The leaves dying is obviously something that happens in autumn. He says the birds migrate away from the sea (presumably the Mediterranean) when the weather gets cold. So I guess these are both metaphors involving the season of fall.
I suspect there is something deep in the human psyche that associates autumn with death. The dying of the leaves, the shift from warmth and vitality to cold, dry air and fewer critters running about — all of it seems analogous to the death of the human person, a metaphor writ large to nearly all of creation.
That would explain why, of all the comparisons Vergil could have used, he chose images associated with autumn and the changing of the seasons.
Or perhaps that’s reading too much into it. What do you think?

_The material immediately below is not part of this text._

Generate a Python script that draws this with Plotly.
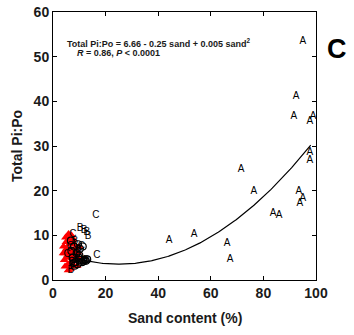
import numpy as np
import plotly.graph_objects as go

# Letter-labelled observations (site group letters)
a_x = [95, 92.4, 91.6, 98.9, 97.7, 97.7, 97.7, 93.5, 95, 93.9, 71.5, 76.4, 83.7, 86, 44.1, 53.6, 66.2, 67.3]
a_y = [53.3, 41.1, 36.6, 36.6, 35.5, 28.5, 26.7, 19.8, 18.2, 17.1, 24.7, 19.8, 15, 14.4, 8.8, 10.1, 8.1, 4.5]

b_x = [10.3, 11.8, 12.9, 13.3, 6.8, 8.3, 7.2, 9.6, 11.6, 12.6]
b_y = [11.5, 11.0, 10.6, 9.7, 2.2, 8.6, 4.0, 6.8, 4.1, 4.3]

c_x = [16.3, 16.7, 7.6, 6.6, 5.4, 9.0, 10.8]
c_y = [14.4, 5.4, 10.1, 7.5, 5.6, 6.0, 7.6]

# Red filled markers (dense low-sand cluster)
red_x = [4.0, 4.5, 5.0, 5.5, 6.0, 6.5, 7.0, 7.5, 8.0, 8.5, 4.3, 4.8, 5.7, 6.3, 6.8, 7.3, 7.8, 5.1,
         5.9, 6.6, 7.4, 8.3, 4.6, 5.5, 6.2, 7.1, 3.9, 8.9, 5.3, 6.5, 7.6, 5.8, 9.3, 9.7, 9.1, 9.9]
red_y = [7.5, 6.0, 8.5, 5.0, 9.0, 7.0, 10.0, 6.5, 8.0, 5.5, 4.5, 9.5, 3.5, 6.0, 4.0, 8.5, 3.0, 7.0,
         10.3, 2.5, 5.0, 7.0, 3.0, 5.5, 8.0, 3.5, 6.0, 4.5, 6.8, 5.2, 9.2, 2.2, 6.2, 4.8, 3.2, 7.4]

# Black open circles
circ_x = [7.0, 7.5, 8.0, 8.5, 9.0, 9.5, 10.0, 10.5, 11.0, 11.5, 12.0, 12.5, 13.0, 8.2, 9.3, 10.2, 11.3, 6.8, 7.8, 9.8]
circ_y = [6.5, 5.0, 7.5, 4.0, 6.0, 8.0, 5.5, 4.5, 4.0, 4.2, 4.5, 4.3, 4.6, 3.2, 3.5, 7.0, 7.5, 8.8, 3.8, 5.0]

# Quadratic fit: Total Pi:Po = 6.66 - 0.25 sand + 0.005 sand^2
coef = [6.66, -0.25, 0.005]
fit_x = np.linspace(7, 98, 200)
fit_y = coef[0] + coef[1] * fit_x + coef[2] * fit_x ** 2

x_ticks = [0, 20, 40, 60, 80, 100]
y_ticks = [0, 10, 20, 30, 40, 50, 60]

FONT = "Liberation Sans"
letter_font = dict(family=FONT, size=10, color="black")

fig = go.Figure()
fig.add_trace(go.Scatter(x=red_x, y=red_y, mode="markers",
                         marker=dict(symbol="triangle-up", size=8, color="#ff0000",
                                     line=dict(width=0)), hoverinfo="skip"))
fig.add_trace(go.Scatter(x=circ_x, y=circ_y, mode="markers",
                         marker=dict(symbol="circle-open", size=7, color="black",
                                     line=dict(width=1.2)), hoverinfo="skip"))
fig.add_trace(go.Scatter(x=fit_x, y=fit_y, mode="lines",
                         line=dict(color="black", width=1.2), hoverinfo="skip"))
fig.add_trace(go.Scatter(x=a_x, y=a_y, mode="text", text=["A"] * len(a_x), textfont=letter_font))
fig.add_trace(go.Scatter(x=b_x, y=b_y, mode="text", text=["B"] * len(b_x), textfont=letter_font))
fig.add_trace(go.Scatter(x=c_x, y=c_y, mode="text", text=["C"] * len(c_x), textfont=letter_font))

axis_common = dict(showline=True, linecolor="black", linewidth=1, mirror="ticks",
                   ticks="inside", ticklen=4, tickcolor="black", showgrid=False,
                   zeroline=False, automargin=False,
                   tickfont=dict(family=FONT, size=14, color="#1a1a1a", weight="bold"))

fig.update_layout(
    width=354, height=335,
    margin=dict(l=53, r=38, t=12, b=55),
    paper_bgcolor="white", plot_bgcolor="white",
    showlegend=False,
    xaxis=dict(range=[0, 100], tickvals=x_ticks, **axis_common),
    yaxis=dict(range=[0, 60], tickvals=y_ticks, **axis_common),
    annotations=[
        dict(x=0.046, y=0.884, xref="paper", yref="paper", xanchor="left", yanchor="middle",
             text="<b>Total Pi:Po = 6.66 - 0.25 sand + 0.005 sand<sup>2</sup></b>", showarrow=False,
             font=dict(family=FONT, size=9, color="#1a1a1a")),
        dict(x=0.084, y=0.847, xref="paper", yref="paper", xanchor="left", yanchor="middle",
             text="<b><i>R</i> = 0.86, <i>P</i> < 0.0001</b>", showarrow=False,
             font=dict(family=FONT, size=9, color="#1a1a1a")),
        dict(x=1.08, y=0.862, xref="paper", yref="paper", xanchor="center", yanchor="middle",
             text="<b>C</b>", showarrow=False,
             font=dict(family=FONT, size=27, color="black")),
        dict(x=0.5, y=-0.142, xref="paper", yref="paper", xanchor="center", yanchor="middle",
             text="<b>Sand content (%)</b>", showarrow=False,
             font=dict(family=FONT, size=14, color="#1a1a1a")),
        dict(x=-0.137, y=0.5, xref="paper", yref="paper", xanchor="center", yanchor="middle",
             text="<b>Total Pi:Po</b>", showarrow=False, textangle=-90,
             font=dict(family=FONT, size=14, color="#1a1a1a")),
    ],
)

fig.write_html("out.html", config={"displayModeBar": False},
               post_script="document.body.style.margin='0';")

Let’s go back to that day near the end of high school.
The panelists asked me a lot about the basics of Greco-Roman mythology regarding the afterlife. What’s the River Styx, who’s Charon, why do people put coins on the eyelids of the departed in some cultures, things like that. Nothing too esoteric, honestly.
After oral exams were over, I recall there being a time of nervous anticipation for our grades to be posted. They were posted on a long sheet, with a simple letter grade by each student’s name. I received an acceptable grade on the oral exam (I think it was a “B” but I don’t recall exactly), and so was able to graduate as normal. I’m not sure what the fate was for those who failed their oral exam — if I recall correctly, everyone in my grade level got a passing grade.
Because of the memories associated with this passage, it has remained a favorite one to revisit.
The poetry of it is quite rich, of course — I’d expect nothing less from Vergil.
By the way, sometimes you’ll see his name spelled “Virgil” instead of “Vergil.”
There’s some interesting history on why there are two different spellings, but I think that’s another issue for another day.